- **Stated exercise**
Write out, word for word, every line from the first one through the line that holds "from matplotlib.lines import Line2D", and nothing else; skip the pictures.

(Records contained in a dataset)
# # # # #
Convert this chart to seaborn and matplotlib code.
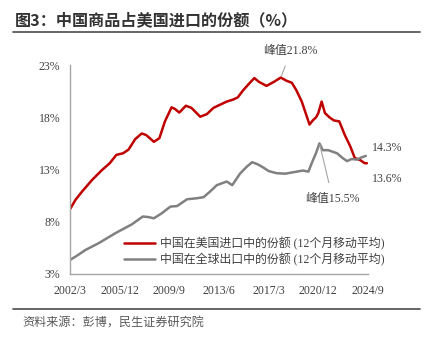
import matplotlib
matplotlib.use("Agg")
import matplotlib.pyplot as plt
import seaborn as sns
import pandas as pd
from matplotlib.lines import Line2D

# China's share of US imports (12-month moving average, %)
us_import_dates = [
    "2002-03", "2002-08", "2003-02", "2003-11", "2004-08", "2005-03", "2005-09",
    "2006-03", "2006-08", "2007-02", "2007-08", "2007-12", "2008-07", "2008-12",
    "2009-05", "2009-11", "2010-02", "2010-06", "2010-12", "2011-05", "2012-01",
    "2012-07", "2013-01", "2013-07", "2014-01", "2014-07", "2014-11", "2015-04",
    "2015-10", "2016-02", "2016-06", "2017-01", "2017-08", "2018-02", "2018-07",
    "2018-12", "2019-04", "2019-09", "2020-04", "2020-07", "2020-10", "2020-12",
    "2021-03", "2021-06", "2021-10", "2022-02", "2022-07", "2022-12", "2023-05",
    "2023-09", "2024-02", "2024-06", "2024-08",
]
us_import_share = [
    9.2, 10.1, 10.9, 12.0, 12.95, 13.6, 14.4,
    14.55, 14.9, 15.9, 16.45, 16.3, 15.65, 16.0,
    17.6, 18.95, 18.8, 18.45, 19.1, 18.9, 18.05,
    18.3, 18.9, 19.2, 19.5, 19.7, 19.9, 20.6,
    21.3, 21.75, 21.4, 21.0, 21.4, 21.8, 21.5,
    21.3, 20.6, 19.5, 17.3, 17.7, 18.0, 18.4,
    19.5, 18.4, 18.0, 17.7, 17.6, 16.3, 15.2,
    14.1, 13.9, 13.6, 13.6,
]

# China's share of global exports (12-month moving average, %)
world_export_dates = [
    "2002-03", "2002-10", "2003-05", "2004-05", "2005-08", "2006-11", "2007-09",
    "2008-02", "2008-07", "2009-02", "2009-10", "2010-04", "2011-01", "2011-10",
    "2012-04", "2012-10", "2013-04", "2014-01", "2014-06", "2015-01", "2015-07",
    "2015-12", "2016-05", "2016-10", "2017-03", "2017-10", "2018-06", "2019-02",
    "2019-10", "2020-03", "2020-06", "2020-10", "2021-01", "2021-04", "2021-09",
    "2022-05", "2022-10", "2023-02", "2023-06", "2023-11", "2024-03", "2024-07",
]
world_export_share = [
    4.34, 4.8, 5.3, 5.95, 6.9, 7.75, 8.5,
    8.45, 8.33, 8.8, 9.45, 9.5, 10.15, 10.25,
    10.35, 10.9, 11.5, 11.85, 11.5, 12.6, 13.25,
    13.7, 13.5, 13.2, 12.85, 12.65, 12.6, 12.75,
    12.9, 12.8, 13.6, 14.6, 15.5, 14.85, 14.85,
    14.55, 14.1, 13.8, 14.0, 13.95, 14.15, 14.3,
]

series_names = ["中国在美国进口中的份额 (12个月移动平均)",
                "中国在全球出口中的份额 (12个月移动平均)"]
x_tick_labels = ["2002/3", "2005/12", "2009/9", "2013/6", "2017/3", "2020/12", "2024/9"]
y_ticks = [3, 8, 13, 18, 23]


def month_index(labels):
    d = pd.to_datetime(labels, format="%Y-%m")
    return (d.year - 2002) * 12 + d.month - 3


frame = pd.concat([
    pd.DataFrame({"m": month_index(us_import_dates), "v": us_import_share,
                  "s": series_names[0]}),
    pd.DataFrame({"m": month_index(world_export_dates), "v": world_export_share,
                  "s": series_names[1]}),
])

sns.set_style("white")
plt.rcParams["font.family"] = ["Liberation Serif", "Noto Sans CJK SC"]

RED = "#C00000"
GREY = "#808080"
TXT = "#404040"

fig = plt.figure(figsize=(4.3, 3.4), dpi=100)
ax = fig.add_axes([70 / 430, 1 - 274 / 340, 298 / 430, 209 / 340])

sns.lineplot(data=frame, x="m", y="v", hue="s", palette=[RED, GREY],
             linewidth=1.8, ax=ax, legend=True, sort=True)

tick_pos = [month_index([t.replace("/", "-")])[0] for t in x_tick_labels]
ax.set_xlim(tick_pos[0], tick_pos[-1])
ax.set_ylim(3, 23)
ax.set_xticks(tick_pos)
ax.set_xticklabels(x_tick_labels)
ax.set_yticks(y_ticks)
ax.set_yticklabels([f"{v}%" for v in y_ticks])
ax.set_xlabel("")
ax.set_ylabel("")
for side in ["top", "right"]:
    ax.spines[side].set_visible(False)
for side in ["left", "bottom"]:
    ax.spines[side].set_color("#A6A6A6")
    ax.spines[side].set_linewidth(1.0)
ax.tick_params(axis="both", which="major", direction="out", length=4,
               width=1.0, color="#A6A6A6", labelsize=8.5, labelcolor=TXT, pad=4)
ax.tick_params(axis="y", length=3)

leg = ax.legend(loc="upper left", bbox_to_anchor=(113 / 430, 1 - 226 / 340),
                bbox_transform=fig.transFigure, frameon=False,
                handlelength=2.6, handletextpad=0.45, labelspacing=0.25,
                prop={"size": 8.6})
for t in leg.get_texts():
    t.set_color(TXT)

# Peak annotations and end-point labels
red_peak_m = month_index(["2018-02"])[0]
ax.annotate("峰值21.8%", xy=(red_peak_m, 21.8), xytext=(red_peak_m + 9, 24.3),
            ha="center", va="center", fontsize=8.6, color=TXT,
            arrowprops=dict(arrowstyle="-", color="#A6A6A6", lw=0.8,
                            shrinkA=4, shrinkB=1),
            annotation_clip=False)
grey_peak_m = month_index(["2021-01"])[0]
ax.annotate("峰值15.5%", xy=(grey_peak_m, 15.5), xytext=(grey_peak_m + 12, 10.2),
            ha="center", va="center", fontsize=8.6, color=TXT,
            arrowprops=dict(arrowstyle="-", color="#A6A6A6", lw=0.8,
                            shrinkA=5, shrinkB=1))
ax.text(tick_pos[-1] + 4, 15.1, f"{world_export_share[-1]}%", fontsize=8.6,
        color=TXT, va="center", ha="left")
ax.text(tick_pos[-1] + 4, 12.1, f"{us_import_share[-1]}%", fontsize=8.6,
        color=TXT, va="center", ha="left")

# Title, rules and source note
fig.text(15 / 430, 1 - 20 / 340, "图3：中国商品占美国进口的份额（%）",
         family=["Noto Sans CJK SC"], fontweight="bold", fontsize=11.6,
         color="#333333", va="center", ha="left")
fig.add_artist(Line2D([13 / 430, 420 / 430], [1 - 32 / 340, 1 - 32 / 340],
                      color="#595959", lw=1.3, transform=fig.transFigure))
fig.add_artist(Line2D([13 / 430, 420 / 430], [1 - 309 / 340, 1 - 309 / 340],
                      color="#595959", lw=1.3, transform=fig.transFigure))
fig.text(22 / 430, 1 - 323 / 340, "资料来源：彭博，民生证券研究院",
         family=["Noto Sans CJK SC"], fontsize=8.7, color="#595959",
         va="center", ha="left")

fig.savefig("out.png", dpi=100)
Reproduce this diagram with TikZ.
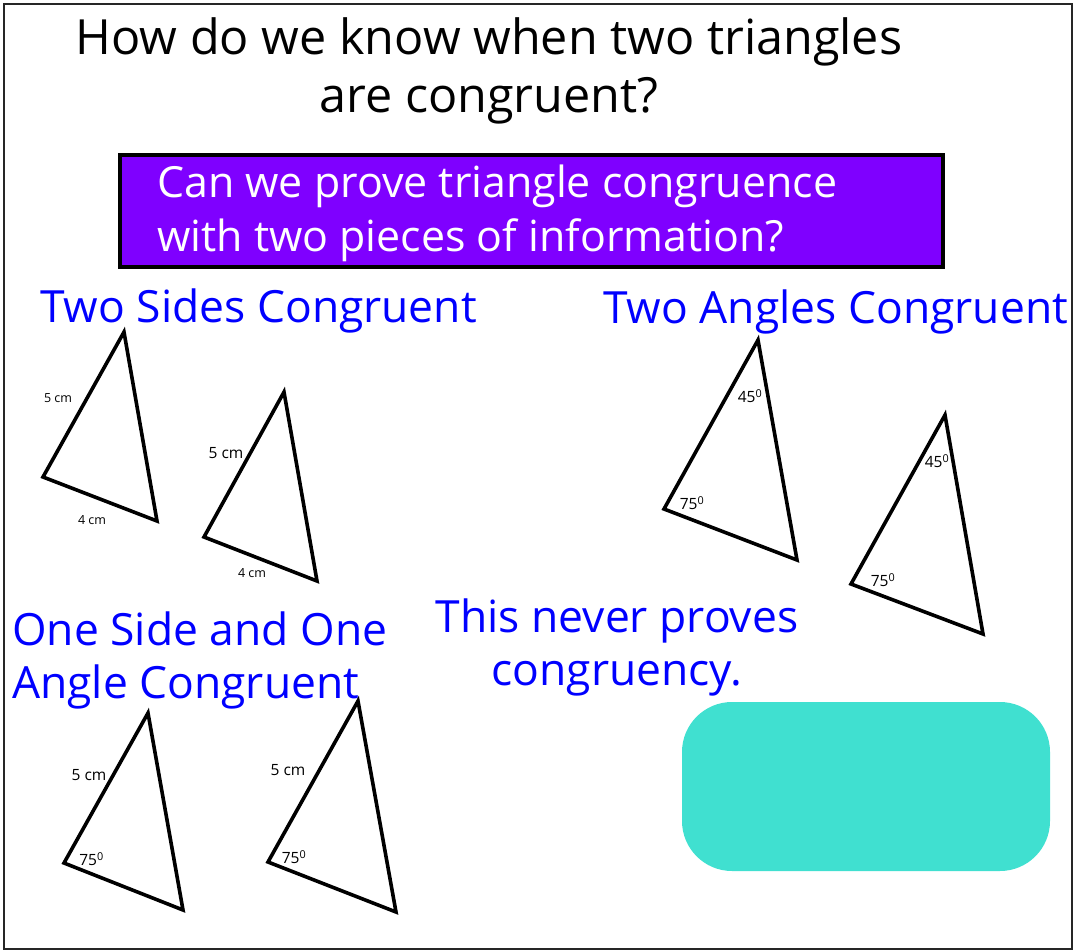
\documentclass[tikz,border=0pt]{standalone}
\usepackage{fontspec}
\setmainfont{Open Sans}
\definecolor{qpurple}{HTML}{7F00FF}
\definecolor{hblue}{HTML}{0000FF}
\definecolor{tealc}{HTML}{40E0D0}
\newcommand{\LinesC}[2]{\vtop{\baselineskip=#1\relax\halign{\hfil##\hfil\cr#2\crcr}}}
\newcommand{\LinesL}[2]{\vtop{\baselineskip=#1\relax\halign{##\hfil\cr#2\crcr}}}
\newcommand{\dg}[1]{#1\textsuperscript{0}}
\begin{document}
\begin{tikzpicture}[x=1pt,y=-1pt,
  frame/.style={line width=2pt, draw=black!85},
  tri/.style={line width=3.6pt, line join=miter},
  big/.style={inner sep=0pt, font=\fontsize{48.5}{54}\selectfont},
  qtxt/.style={inner sep=0pt, text=white, font=\fontsize{42.9}{48}\selectfont},
  head/.style={inner sep=0pt, text=hblue, font=\fontsize{44.4}{50}\selectfont},
  qbox/.style={draw=black, line width=4pt, fill=qpurple, minimum width=823pt, minimum height=112pt, inner sep=0pt},
  lblS/.style={inner sep=0pt, font=\fontsize{12.5}{14}\selectfont},
  lblM/.style={inner sep=0pt, font=\fontsize{15.5}{17}\selectfont},
  tbox/.style={fill=tealc, rounded corners=50pt, minimum width=368pt, minimum height=169pt, inner sep=0pt}]
\useasboundingbox (0,0) rectangle (1076,952);
\draw[frame] (4,4) rectangle (1072,949);

% title
\node[big, anchor=base] (title) at (489,55) {\LinesC{58pt}{How do we know when two triangles\cr are congruent?}};

% question box
\node[qbox] (qbox) at (531.5,211) {};
\node[qtxt, anchor=base west] (qtext) at (157,198) {\LinesL{54pt}{Can we prove triangle congruence\cr with two pieces of information?}};

% headings
\node[head, anchor=base west] (h1) at (40,322) {Two Sides Congruent};
\node[head, anchor=base west] (h2) at (603,323) {Two Angles Congruent};
\node[head, anchor=base west] (h3) at (12,645) {\LinesL{53pt}{One Side and One\cr Angle Congruent}};
\node[head, anchor=base] (h4) at (617,632) {\LinesC{53pt}{This never proves\cr congruency.}};

% teal box
\node[tbox] (tb) at (866,786.5) {};

% triangle 1
\draw[tri] (124,332) -- (43,477) -- (157,521) -- cycle;
\node[lblS] (t1s) at (58,398) {5 cm};
\node[lblS] (t1b) at (92,520) {4 cm};
% triangle 2
\draw[tri] (284,392) -- (204,537) -- (317,581) -- cycle;
\node[lblM] (t2s) at (226,453) {5 cm};
\node[lblS] (t2b) at (252,573) {4 cm};
% triangle 3
\draw[tri] (758,340) -- (664,509) -- (797,560) -- cycle;
\node[lblM] (t3a) at (750,396) {\dg{45}};
\node[lblM] (t3b) at (692,503) {\dg{75}};
% triangle 4
\draw[tri] (945,415) -- (851,584) -- (983,634) -- cycle;
\node[lblM] (t4a) at (937,461) {\dg{45}};
\node[lblM] (t4b) at (883,580) {\dg{75}};
% triangle 5
\draw[tri] (148,713) -- (64,863) -- (183,910) -- cycle;
\node[lblM] (t5s) at (89,775) {5 cm};
\node[lblM] (t5a) at (91.5,859) {\dg{75}};
% triangle 6
\draw[tri] (358,701) -- (268,862) -- (396,912) -- cycle;
\node[lblM] (t6s) at (288,770) {5 cm};
\node[lblM] (t6a) at (294,857) {\dg{75}};
\end{tikzpicture}
\end{document}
# # # # #
- **Complete answer**
Convert this chart to seaborn and matplotlib code.
import matplotlib
matplotlib.use("Agg")
import matplotlib.pyplot as plt
import seaborn as sns
import pandas as pd
from matplotlib.lines import Line2D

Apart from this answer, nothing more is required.